Le scénario de Lamar Trotti - adapté d'un roman de Walter Van Tilburg Clark - exploite un motif classique de l'Ouest américain : la formation hâtive d'un posse suite à un crime (ici le meurtre d'un éleveur) et la poursuite qui s'ensuit avec le lynchage du ou des coupables en ligne de mire. Il en tire un condensé admirable de concision du débat "Law vs. Frontier Law" (cf. le monologue du personnage de Tim Roth dans le Hateful Eight de Quentin Tarantino) et présente une réflexion pertinente sur la nature de la justice.

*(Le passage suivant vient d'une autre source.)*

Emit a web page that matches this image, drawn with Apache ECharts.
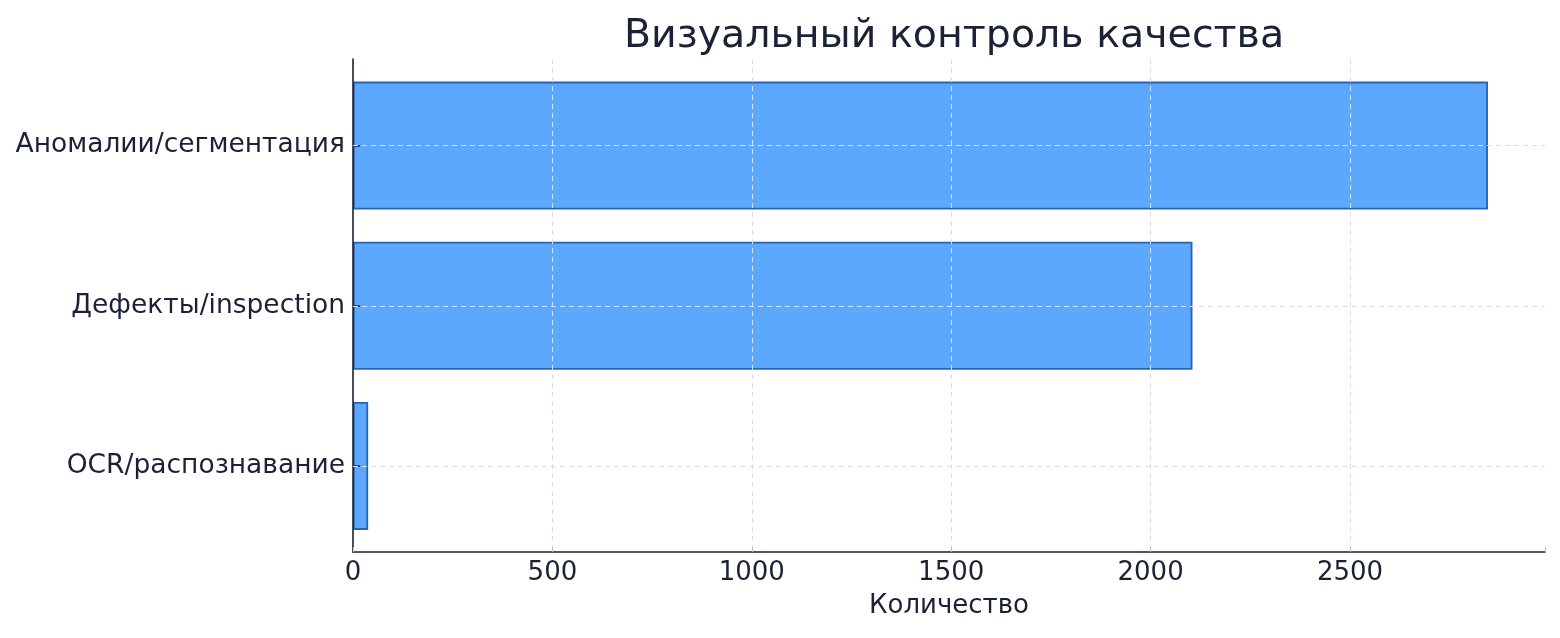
<!DOCTYPE html>
<html><head><meta charset="utf-8">
<script src="https://cdn.jsdelivr.net/npm/echarts@6/dist/echarts.min.js"></script>
<style>html,body{margin:0;padding:0;background:#fff}#c{width:1560px;height:638px}</style>
</head><body><div id="c"></div>
<script>
const title = 'Визуальный контроль качества';
const categories = ['OCR/распознавание', 'Дефекты/inspection', 'Аномалии/сегментация'];
const values = [38, 2105, 2846];
const xTicks = [0, 500, 1000, 1500, 2000, 2500];
const xName = 'Количество';
const xMax = 2989;

const txt = '#1b2236';
const gridCol = '#d9dfe8';
const font = 'DejaVu Sans';
const chart = echarts.init(document.getElementById('c'), null, {renderer: 'canvas'});
chart.setOption({
  backgroundColor: '#ffffff',
  animation: false,
  textStyle: {fontFamily: font},
  title: {text: title, left: 949, top: 12, textAlign: 'center',
    textStyle: {fontFamily: font, fontSize: 39.5, fontWeight: 'normal', color: txt}},
  grid: [
    {left: 353, right: 15, top: 59, bottom: 86},
    {left: 353, right: 15, top: 65.5, bottom: 92}
  ],
  xAxis: [
    {type: 'value', gridIndex: 0, min: 0, max: xMax, interval: 500, z: 3,
     name: xName, nameLocation: 'middle', nameGap: 41,
     nameTextStyle: {fontFamily: font, fontSize: 26, color: txt},
     axisLine: {show: true, lineStyle: {color: txt, width: 1.6}},
     axisTick: {show: true, inside: true, length: 5, lineStyle: {color: '#b8c0cc'}},
     axisLabel: {fontFamily: font, fontSize: 26, color: txt, margin: 8,
       formatter: v => xTicks.indexOf(v) >= 0 ? String(v) : ''},
     splitLine: {show: true, lineStyle: {color: ['rgba(0,0,0,0)', gridCol, gridCol, gridCol, gridCol, gridCol, 'rgba(0,0,0,0)'], type: [5, 4], width: 1}}},
    {type: 'value', gridIndex: 1, min: 0, max: xMax, show: false}
  ],
  yAxis: [
    {type: 'category', gridIndex: 0, data: categories, z: 3,
     axisLine: {show: true, lineStyle: {color: txt, width: 1.6}},
     axisTick: {show: false}, axisLabel: {show: false}, splitLine: {show: false}},
    {type: 'category', gridIndex: 1, data: categories, z: 3,
     axisLine: {show: false},
     axisTick: {show: true, inside: true, alignWithLabel: true, length: 7, lineStyle: {color: txt, width: 1.5}},
     axisLabel: {fontFamily: font, fontSize: 26.5, color: txt, margin: 8},
     splitLine: {show: false}}
  ],
  series: [{
    type: 'bar', xAxisIndex: 1, yAxisIndex: 1, data: values, barWidth: 128,
    itemStyle: {color: '#5ca8ff', borderColor: '#2a63b4', borderWidth: 1.8},
    markLine: {
      silent: true, symbol: ['none', 'none'], label: {show: false},
      lineStyle: {color: gridCol, type: [5, 4], width: 1},
      data: categories.map(c => ({yAxis: c}))
    }
  }]
});
</script></body></html>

Simple dans sa structure, le film est construit de façon très efficace : après une rapide introduction présentant les - nombreux - protagonistes et les enjeux, la machine et la démonstration sont lancées et les étapes de l'hystérie collective s'enchaînent implacablement mais jamais mécaniquement.
Car si certains personnages présentent un caractère unidimensionnel prononcé (le major Tetley par exemple), l'interprétation d'Henry Fonda est beaucoup plus nuancée : davantage en retrait que dans Douze Hommes en colère (qui présente des similitudes dans l'intention et l'exécution avec L'Étrange Incident), il est souvent en position d'observateur, prenant quelques fois des positions fortes mais hésitant en d'autres occasions à intervenir, laissant le soin au personnage d'Harry Davenport d'apporter la contradiction aux partisans d'une justice expéditive. Et que dire de la partition déchirante de Dana Andrews qui apporte au film une humanité vibrante !
William Wellman livre au final un vrai-faux western politique dont le message est toujours d'actualité.